A friend said to me on New Year’s Eve a few nights ago, “so you’re at least nominally a political theorist?” Yes, indeed I am, and more than nominally. While it’s true that I have rejected the many of the conventions and underlying assumptions of my profession (a commitment that arises out of the experience of being a precariat faculty member for a decade or so), I still think and write like a political theorist. For better or worse, of course. This means trying to uncover and analyze, examine and discuss uncommon perspectives, bring them to light and in a sense redeem them from a state of neglect and obscurity. I say this in a spirit of pessimism in part because the truly insightful perspectives are at still outside of the mainstream.
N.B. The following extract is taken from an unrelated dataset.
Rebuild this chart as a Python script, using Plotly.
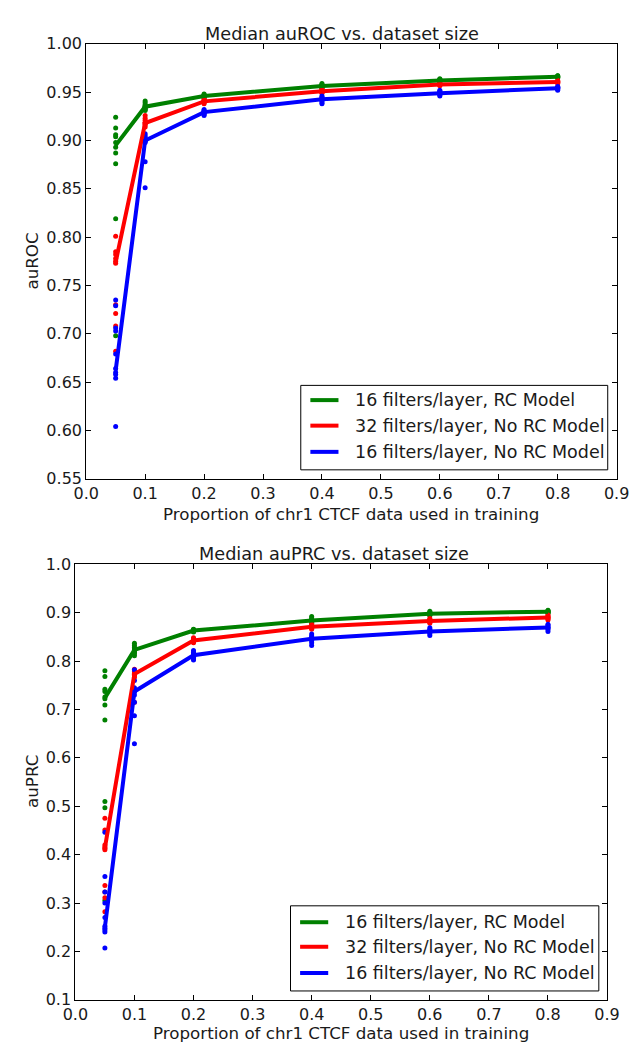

We haven’t reached that magical, pivotal moment where in retrospect everything seems to change. So many things have happened over the past three months, and public opinion has changed. But that hasn’t swayed the Biden/Blinken nexus from continuing to support and enable genocide. This is in itself a problem, of course, which leads many of us to the contemplation of more direct (and less electoral) forms of political action. Until that happens, though, we are left with some necessarily pessimistic observations about what might happen in the near future.
The longer Biden enables Israeli genocide without repercussion, the stronger the temptation will be to take up old grievances by doing things like bombing Lebanon, Syria, and even Iran (yikes). Bibi has already gestured in this direction.
The US has bases all over the Middle East. I was reminded of this recently by the excellent and incredibly insightful “Bomb Power” episode of Know Your Enemy. As that episode reminds us, the creation and cultivation of a nuclear arsenal commits the US military to a whole host of troubling policies: secrecy foremost among them, but also an extended logistics/support network. This is in addition to the usual principles or reasons provided for Empire (oil, commerce more broadly, “national interests” and so on). This global overextension should be viewed as a profound vulnerability in the current moment.
The danger will be one of Israel fucking around and the US finding out. Anyone who remembers 1983 will realize this. If we witness a 1983 Beirut-level event, or even one USS Cole-sized, all bets are off. Despite bellicose rhetoric, Reagan had the good sense to avoid this outcome. I’m not so sure about Biden, Blinken, and the national-security Democrats.
To make matters worse, I am going to suggest that the only way forward to a Biden victory in November would be an attack of this kind. Only the most ghoulish of the NatSec apparatus would positively wish or will this to happen, but if it does happen, public opinion will swing back into yellow ribbon territory. This will not benefit Trump.
I don’t see how a Beirut Marine Barracks bombing-level event could possibly help Biden electorally. I don’t think it would help Trump or another theoretical Republican, or another Democratic, POTUS. I just don’t think that there is any “rally ‘round the flag” sentiment to exploit.
A terminally cynical society is not one that I think anyone really wants to live in. Ask a Russian.